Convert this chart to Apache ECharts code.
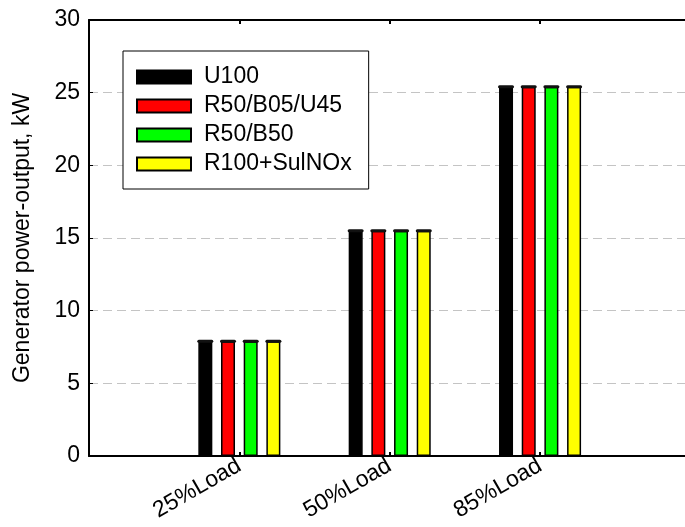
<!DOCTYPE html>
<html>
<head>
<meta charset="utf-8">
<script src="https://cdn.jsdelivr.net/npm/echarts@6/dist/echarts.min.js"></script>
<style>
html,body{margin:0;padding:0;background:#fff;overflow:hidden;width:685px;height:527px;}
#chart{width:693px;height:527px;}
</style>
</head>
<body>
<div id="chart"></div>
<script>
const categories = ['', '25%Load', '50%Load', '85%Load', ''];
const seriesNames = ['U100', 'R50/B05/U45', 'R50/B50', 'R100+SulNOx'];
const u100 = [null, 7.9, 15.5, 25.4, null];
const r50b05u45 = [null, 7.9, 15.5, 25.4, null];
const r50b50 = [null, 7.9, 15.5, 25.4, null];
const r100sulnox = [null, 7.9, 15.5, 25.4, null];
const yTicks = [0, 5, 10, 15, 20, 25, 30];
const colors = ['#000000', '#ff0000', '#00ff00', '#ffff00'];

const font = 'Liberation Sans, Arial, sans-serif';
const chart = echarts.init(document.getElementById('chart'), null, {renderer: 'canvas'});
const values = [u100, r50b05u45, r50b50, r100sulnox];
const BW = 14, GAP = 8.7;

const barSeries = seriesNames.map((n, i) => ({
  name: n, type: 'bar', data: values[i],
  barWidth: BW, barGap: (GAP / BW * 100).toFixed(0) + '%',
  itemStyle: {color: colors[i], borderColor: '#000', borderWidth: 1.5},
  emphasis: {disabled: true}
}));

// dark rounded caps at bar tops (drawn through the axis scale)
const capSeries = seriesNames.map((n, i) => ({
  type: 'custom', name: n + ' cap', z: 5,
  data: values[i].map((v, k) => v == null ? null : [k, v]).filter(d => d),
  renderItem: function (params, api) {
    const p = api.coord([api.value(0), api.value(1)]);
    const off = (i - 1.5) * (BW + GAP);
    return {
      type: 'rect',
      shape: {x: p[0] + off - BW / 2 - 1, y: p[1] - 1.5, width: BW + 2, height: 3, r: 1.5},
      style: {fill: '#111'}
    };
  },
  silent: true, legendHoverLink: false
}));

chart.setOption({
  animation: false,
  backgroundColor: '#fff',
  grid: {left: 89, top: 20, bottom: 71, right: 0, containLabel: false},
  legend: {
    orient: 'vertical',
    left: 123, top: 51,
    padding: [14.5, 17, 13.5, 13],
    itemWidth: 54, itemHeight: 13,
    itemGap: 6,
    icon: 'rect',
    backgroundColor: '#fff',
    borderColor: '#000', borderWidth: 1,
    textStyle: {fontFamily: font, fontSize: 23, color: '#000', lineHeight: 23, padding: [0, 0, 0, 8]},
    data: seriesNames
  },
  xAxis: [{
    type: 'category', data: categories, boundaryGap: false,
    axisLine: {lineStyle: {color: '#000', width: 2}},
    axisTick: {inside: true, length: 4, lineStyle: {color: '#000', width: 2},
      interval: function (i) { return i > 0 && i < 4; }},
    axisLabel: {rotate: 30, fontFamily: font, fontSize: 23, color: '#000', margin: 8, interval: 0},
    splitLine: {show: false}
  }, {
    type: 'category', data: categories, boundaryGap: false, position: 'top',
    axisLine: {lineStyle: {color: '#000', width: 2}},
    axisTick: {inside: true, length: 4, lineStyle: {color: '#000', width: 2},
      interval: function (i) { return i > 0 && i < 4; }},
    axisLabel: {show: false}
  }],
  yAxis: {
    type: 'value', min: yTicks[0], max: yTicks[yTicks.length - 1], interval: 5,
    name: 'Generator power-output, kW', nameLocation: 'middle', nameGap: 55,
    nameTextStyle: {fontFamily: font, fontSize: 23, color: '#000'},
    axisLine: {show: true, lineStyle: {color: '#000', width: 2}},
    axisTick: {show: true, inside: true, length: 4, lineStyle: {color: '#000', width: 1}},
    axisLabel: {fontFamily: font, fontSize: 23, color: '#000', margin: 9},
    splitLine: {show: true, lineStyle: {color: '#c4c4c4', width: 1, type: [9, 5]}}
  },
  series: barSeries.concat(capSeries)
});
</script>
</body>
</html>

■ ■ ■ ■ ■ ■ ■

# What is being asked
Give every line above again exactly, with no pictures.

# Solution
Convert this chart to Apache ECharts code.
<!DOCTYPE html>
<html>
<head>
<meta charset="utf-8">
<script src="https://cdn.jsdelivr.net/npm/echarts@6/dist/echarts.min.js"></script>
<style>
html,body{margin:0;padding:0;background:#fff;overflow:hidden;width:685px;height:527px;}
#chart{width:693px;height:527px;}
</style>
</head>
<body>
<div id="chart"></div>
<script>
const categories = ['', '25%Load', '50%Load', '85%Load', ''];
const seriesNames = ['U100', 'R50/B05/U45', 'R50/B50', 'R100+SulNOx'];
const u100 = [null, 7.9, 15.5, 25.4, null];
const r50b05u45 = [null, 7.9, 15.5, 25.4, null];
const r50b50 = [null, 7.9, 15.5, 25.4, null];
const r100sulnox = [null, 7.9, 15.5, 25.4, null];
const yTicks = [0, 5, 10, 15, 20, 25, 30];
const colors = ['#000000', '#ff0000', '#00ff00', '#ffff00'];

const font = 'Liberation Sans, Arial, sans-serif';
const chart = echarts.init(document.getElementById('chart'), null, {renderer: 'canvas'});
const values = [u100, r50b05u45, r50b50, r100sulnox];
const BW = 14, GAP = 8.7;

const barSeries = seriesNames.map((n, i) => ({
  name: n, type: 'bar', data: values[i],
  barWidth: BW, barGap: (GAP / BW * 100).toFixed(0) + '%',
  itemStyle: {color: colors[i], borderColor: '#000', borderWidth: 1.5},
  emphasis: {disabled: true}
}));

// dark rounded caps at bar tops (drawn through the axis scale)
const capSeries = seriesNames.map((n, i) => ({
  type: 'custom', name: n + ' cap', z: 5,
  data: values[i].map((v, k) => v == null ? null : [k, v]).filter(d => d),
  renderItem: function (params, api) {
    const p = api.coord([api.value(0), api.value(1)]);
    const off = (i - 1.5) * (BW + GAP);
    return {
      type: 'rect',
      shape: {x: p[0] + off - BW / 2 - 1, y: p[1] - 1.5, width: BW + 2, height: 3, r: 1.5},
      style: {fill: '#111'}
    };
  },
  silent: true, legendHoverLink: false
}));

chart.setOption({
  animation: false,
  backgroundColor: '#fff',
  grid: {left: 89, top: 20, bottom: 71, right: 0, containLabel: false},
  legend: {
    orient: 'vertical',
    left: 123, top: 51,
    padding: [14.5, 17, 13.5, 13],
    itemWidth: 54, itemHeight: 13,
    itemGap: 6,
    icon: 'rect',
    backgroundColor: '#fff',
    borderColor: '#000', borderWidth: 1,
    textStyle: {fontFamily: font, fontSize: 23, color: '#000', lineHeight: 23, padding: [0, 0, 0, 8]},
    data: seriesNames
  },
  xAxis: [{
    type: 'category', data: categories, boundaryGap: false,
    axisLine: {lineStyle: {color: '#000', width: 2}},
    axisTick: {inside: true, length: 4, lineStyle: {color: '#000', width: 2},
      interval: function (i) { return i > 0 && i < 4; }},
    axisLabel: {rotate: 30, fontFamily: font, fontSize: 23, color: '#000', margin: 8, interval: 0},
    splitLine: {show: false}
  }, {
    type: 'category', data: categories, boundaryGap: false, position: 'top',
    axisLine: {lineStyle: {color: '#000', width: 2}},
    axisTick: {inside: true, length: 4, lineStyle: {color: '#000', width: 2},
      interval: function (i) { return i > 0 && i < 4; }},
    axisLabel: {show: false}
  }],
  yAxis: {
    type: 'value', min: yTicks[0], max: yTicks[yTicks.length - 1], interval: 5,
    name: 'Generator power-output, kW', nameLocation: 'middle', nameGap: 55,
    nameTextStyle: {fontFamily: font, fontSize: 23, color: '#000'},
    axisLine: {show: true, lineStyle: {color: '#000', width: 2}},
    axisTick: {show: true, inside: true, length: 4, lineStyle: {color: '#000', width: 1}},
    axisLabel: {fontFamily: font, fontSize: 23, color: '#000', margin: 9},
    splitLine: {show: true, lineStyle: {color: '#c4c4c4', width: 1, type: [9, 5]}}
  },
  series: barSeries.concat(capSeries)
});
</script>
</body>
</html>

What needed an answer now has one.